In fact the CPSC reported that from 2009 to 2011 bucky balls and other high-powered magnetic toys have been linked to 1,700 emergency room visits. It is for this reason that they requested a recall for all bucky balls. The CPSC went a step further to try to force Craig Zucker, the former chief executive of the company that marketed Bucky balls, to pay an estimated $57 million in costs related to a recall. It is this action that has caused a backlash. The complaint, prepared by Cause of Action, a legal group that supports limited government, alleges that the CPSC targeted Zucker for speaking out against the agency.
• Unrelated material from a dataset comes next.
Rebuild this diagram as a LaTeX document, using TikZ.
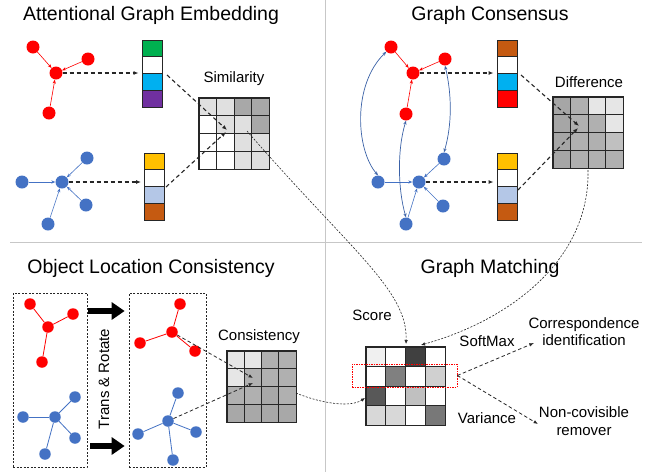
\documentclass[tikz,border=0pt]{standalone}
\usepackage{fontspec}
\setmainfont{Liberation Sans}
\usetikzlibrary{arrows.meta}
\definecolor{gred}{RGB}{255,0,0}
\definecolor{gblue}{RGB}{68,114,196}
\definecolor{vgreen}{HTML}{00B050}
\definecolor{vcyan}{HTML}{00B0F0}
\definecolor{vpurple}{HTML}{7030A0}
\definecolor{vgold}{HTML}{FFC000}
\definecolor{vlblue}{HTML}{B4C7E7}
\definecolor{vbrown}{HTML}{C55A11}
\definecolor{vred}{HTML}{FF0000}
\tikzset{
 title/.style={font=\fontsize{19.5}{22}\selectfont},
 lbl/.style={font=\fontsize{15}{17}\selectfont, align=center},
 rn/.style={circle, fill=gred, inner sep=0pt, minimum size=13pt},
 bn/.style={circle, fill=gblue, inner sep=0pt, minimum size=13pt},
 rs/.style={rn, minimum size=11.5pt},
 bs/.style={bn, minimum size=11.5pt},
 redge/.style={draw=gred, line width=0.6pt, -{Stealth[length=4pt,width=3.2pt]}},
 bedge/.style={draw=gblue, line width=0.6pt, -{Stealth[length=4pt,width=3.2pt]}},
 bbi/.style={draw=gblue!85!black, line width=0.7pt, {Stealth[length=4pt,width=3.2pt]}-{Stealth[length=4pt,width=3.2pt]}},
 rline/.style={draw=gred, line width=0.8pt},
 bline/.style={draw=gblue, line width=0.8pt},
 dasharr/.style={draw=black!85, line width=1.1pt, dash pattern=on 4pt off 3pt, -{Latex[length=5pt,width=4pt]}},
 thinarr/.style={draw=black!85, line width=0.8pt, dash pattern=on 3.5pt off 2.5pt, -{Latex[length=4.5pt,width=3.5pt]}},
 dotarr/.style={draw=black!85, line width=0.6pt, dash pattern=on 2pt off 1.5pt, -{Latex[length=4pt,width=3.5pt]}},
 cell/.style={draw=black!85, line width=0.7pt, inner sep=0pt, rectangle},
 vcell/.style={draw=black!85, line width=0.9pt, inner sep=0pt, rectangle, minimum width=20pt},
 dbox/.style={draw=black!85, line width=0.7pt, dash pattern=on 2pt off 1.5pt, inner sep=0pt},
 divider/.style={draw=black!22, line width=1pt},
 fat/.style={draw=black, line width=6pt, -{Triangle[length=13pt,width=17pt]}},
}
\newcommand\drawgrid[6]{%
 \foreach \g [count=\k from 0] in {#6} {
   \pgfmathtruncatemacro\rr{int(\k/4)}
   \pgfmathtruncatemacro\cc{mod(\k,4)}
   \node[cell, minimum width=#4pt, minimum height=#5pt, fill={rgb,255:red,\g;green,\g;blue,\g}] (#1-\rr-\cc) at ({#2+(\cc+0.5)*#4},{#3+(\rr+0.5)*#5}) {};
 }
 \draw[line width=1.1pt, black!85] (#1-0-0.north west) rectangle (#1-3-3.south east);
}
\newcommand\drawvec[5]{%
 \foreach \cl [count=\k from 0] in {#5} {
   \node[vcell, minimum height=#4pt, fill=\cl] (#1-\k) at ({#2},{#3+(\k+0.5)*#4}) {};
 }
}
\begin{document}
\begin{tikzpicture}[x=1pt,y=-1pt]
\useasboundingbox (0,0) rectangle (660,472);
\fill[white] (0,0) rectangle (660,472);
% dividers
\draw[divider] (325,0) -- (325,472);
\draw[divider] (10,242) -- (642,242);

% titles
\node[title] (t1) at (151,15) {Attentional Graph Embedding};
\node[title] (t2) at (490,15) {Graph Consensus};
\node[title] (t3) at (151,268) {Object Location Consistency};
\node[title] (t4) at (490,268) {Graph Matching};

% ===== Attentional Graph Embedding =====
\node[rn] (A) at (33,47) {};
\node[rn] (B) at (56,73) {};
\node[rn] (C) at (88,59) {};
\node[rn] (D) at (49,113) {};
\draw[redge] (A) -- (B);
\draw[redge] (C) -- (B);
\draw[redge] (D) -- (B);
\node[bn] (E) at (62,182) {};
\node[bn] (F) at (22,182) {};
\node[bn] (G) at (87,158) {};
\node[bn] (H) at (86,205) {};
\node[bn] (I) at (48,224) {};
\draw[bedge] (F) -- (E);
\draw[bedge] (G) -- (E);
\draw[bedge] (H) -- (E);
\draw[bedge] (I) -- (E);
\drawvec{eR}{152}{40}{16.75}{vgreen,white,vcyan,vpurple}
\drawvec{eB}{154.5}{153}{16.75}{vgold,white,vlblue,vbrown}
\draw[dasharr, shorten >=3pt] (B.east) -- (B.east -| eR-2.west);
\draw[dasharr, shorten >=3pt] (E.east) -- (E.east -| eB-2.west);
\drawgrid{sim}{199}{98}{17.5}{17.75}{224,224,168,168,255,224,224,168,255,255,224,224,255,255,224,224}
\node[lbl] (simL) at (234,79) {Similarity};
\coordinate (s1) at (167,75);
\coordinate (s2) at (166,187);
\coordinate (s3) at (227,130);
\coordinate (s4) at (226,132);
\draw[dasharr] (s1) -- (s3);
\draw[dasharr] (s2) -- (s4);

% ===== Graph Consensus =====
\node[rn] (ca) at (391,47) {};
\node[rn] (cb) at (413,73) {};
\node[rn] (cc) at (445,59) {};
\node[rn] (cd) at (406,114) {};
\draw[redge] (ca) -- (cb);
\draw[redge] (cc) -- (cb);
\draw[redge] (cd) -- (cb);
\node[bn] (ce) at (419,182) {};
\node[bn] (cf) at (378,182) {};
\node[bn] (cg) at (444,159) {};
\node[bn] (ch) at (443,206) {};
\node[bn] (ci) at (406,224) {};
\draw[bedge] (cf) -- (ce);
\draw[bedge] (cg) -- (ce);
\draw[bedge] (ch) -- (ce);
\draw[bedge] (ci) -- (ce);
\draw[bbi] (ca.south west) .. controls (352,85) and (356,150) .. (cf.north);
\draw[bbi] (cc.south) .. controls (452,95) and (452,125) .. (cg.north);
\draw[bbi] (cd.south) .. controls (397,150) and (398,190) .. (ci.north);
\drawvec{gR}{507}{40}{16.75}{vbrown,white,vcyan,vred}
\drawvec{gB}{507}{153}{16.75}{vgold,white,vlblue,vbrown}
\draw[dasharr, shorten >=3pt] (cb.east) -- (cb.east -| gR-2.west);
\draw[dasharr, shorten >=3pt] (ce.east) -- (ce.east -| gB-2.west);
\drawgrid{dif}{553}{97}{17.5}{17.75}{166,176,230,230,166,176,176,230,166,176,176,192,166,176,176,176}
\node[lbl] (difL) at (589,82) {Difference};
\coordinate (d1) at (521,75);
\coordinate (d2) at (518,190);
\coordinate (d3) at (579,126);
\coordinate (d4) at (578,128);
\draw[dasharr] (d1) -- (d3);
\draw[dasharr] (d2) -- (d4);

% ===== Object Location Consistency =====
\node[dbox, minimum width=74pt, minimum height=174pt] (boxL) at (50,380) {};
\node[dbox, minimum width=77pt, minimum height=174pt] (boxR) at (167.5,380) {};
\node[rs] (l0) at (48,327) {};
\node[rs] (l1) at (30,304) {};
\node[rs] (l2) at (73,314) {};
\node[rs] (l3) at (42,362) {};
\foreach \n in {l1,l2,l3} \draw[rline] (l0) -- (\n);
\node[bs] (m0) at (55,417) {};
\node[bs] (m1) at (23,417) {};
\node[bs] (m2) at (75,397) {};
\node[bs] (m3) at (75,438) {};
\node[bs] (m4) at (45,454) {};
\foreach \n in {m1,m2,m3,m4} \draw[bline] (m0) -- (\n);
\node[rs] (p0) at (172,332) {};
\node[rs] (p1) at (180,304) {};
\node[rs] (p2) at (140,343) {};
\node[rs] (p3) at (195,351) {};
\foreach \n in {p1,p2,p3} \draw[rline] (p0) -- (\n);
\node[bs] (q0) at (168,421) {};
\node[bs] (q1) at (178,393) {};
\node[bs] (q2) at (138,434) {};
\node[bs] (q3) at (196,432) {};
\node[bs] (q4) at (173,460) {};
\foreach \n in {q1,q2,q3,q4} \draw[bline] (q0) -- (\n);
\coordinate (ya) at (0,311);
\coordinate (yb) at (0,446);
\draw[fat, shorten <=1pt, shorten >=4pt] (boxL.east |- ya) -- (boxR.west |- ya);
\draw[fat, shorten <=3pt, shorten >=4pt] (boxL.east |- yb) -- (boxR.west |- yb);
\node[lbl, rotate=90] (tr) at (104,379) {Trans \& Rotate};
\drawgrid{con}{227}{351}{17.25}{17.75}{230,230,176,176,230,176,176,176,176,176,168,176,168,168,168,168}
\node[lbl] (conL) at (259,337) {Consistency};
\coordinate (k1) at (253,378);
\coordinate (k2) at (253,383);
\draw[thinarr] (p0) -- (k1);
\draw[thinarr] (q0) -- (k2);

% ===== Graph Matching =====
\drawgrid{mat}{366}{347}{19.75}{19.5}{240,255,64,255,255,128,255,208,88,255,192,255,216,216,255,120}
\node[draw=red, line width=0.7pt, dash pattern=on 1.5pt off 1pt, minimum width=105pt, minimum height=23pt, inner sep=0pt] (sel) at (404.5,375.5) {};
\node[lbl] (scL) at (372,315) {Score};
\node[lbl] (smL) at (487,341) {SoftMax};
\node[lbl] (vaL) at (487,418) {Variance};
\node[lbl] (corr) at (584,332) {Correspondence\\identification};
\node[lbl] (ncov) at (584,421) {Non-covisible\\[1pt]remover};
\coordinate (ci1) at (534,343);
\coordinate (nr1) at (538,424);
\draw[thinarr] (sel.east) -- (ci1);
\draw[thinarr] (sel.east) -- (nr1);

% long dotted connectors
\coordinate (simout) at (247,131);
\coordinate (difout) at (588,170);
\coordinate (conout) at (296,393);
\coordinate (scin) at (406,344);
\coordinate (dfin) at (421,345);
\coordinate (cnin) at (365,398);
\draw[dotarr] (simout) .. controls (350,250) and (408,290) .. (scin);
\draw[dotarr] (difout) .. controls (590,260) and (510,320) .. (dfin);
\draw[dotarr] (conout) .. controls (320,403) and (350,408) .. (cnin);
\end{tikzpicture}
\end{document}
It also says the CPSC violated Zucker’s right to free speech and due process when it retaliated against him, setting a “chilling” precedent for other corporate executives who publicly disagree with the federal government.
Craig Zucker argues that the Bucky balls were marketed as adult desk toys to relieve stress; they were never intended for children. Furthermore the responsibility of the child should lay with the parents and not the manufacturer or the marketing company. They went further by raising the valid point that detergents and other household products are of equal danger to children if digested. Even though these items may carry warning signs – as did the bucky balls – they are not necessarily going to prevent a child from swallowing them. The problem therefore isn’t one of magnets, but rather a question or child supervision and parental responsibility.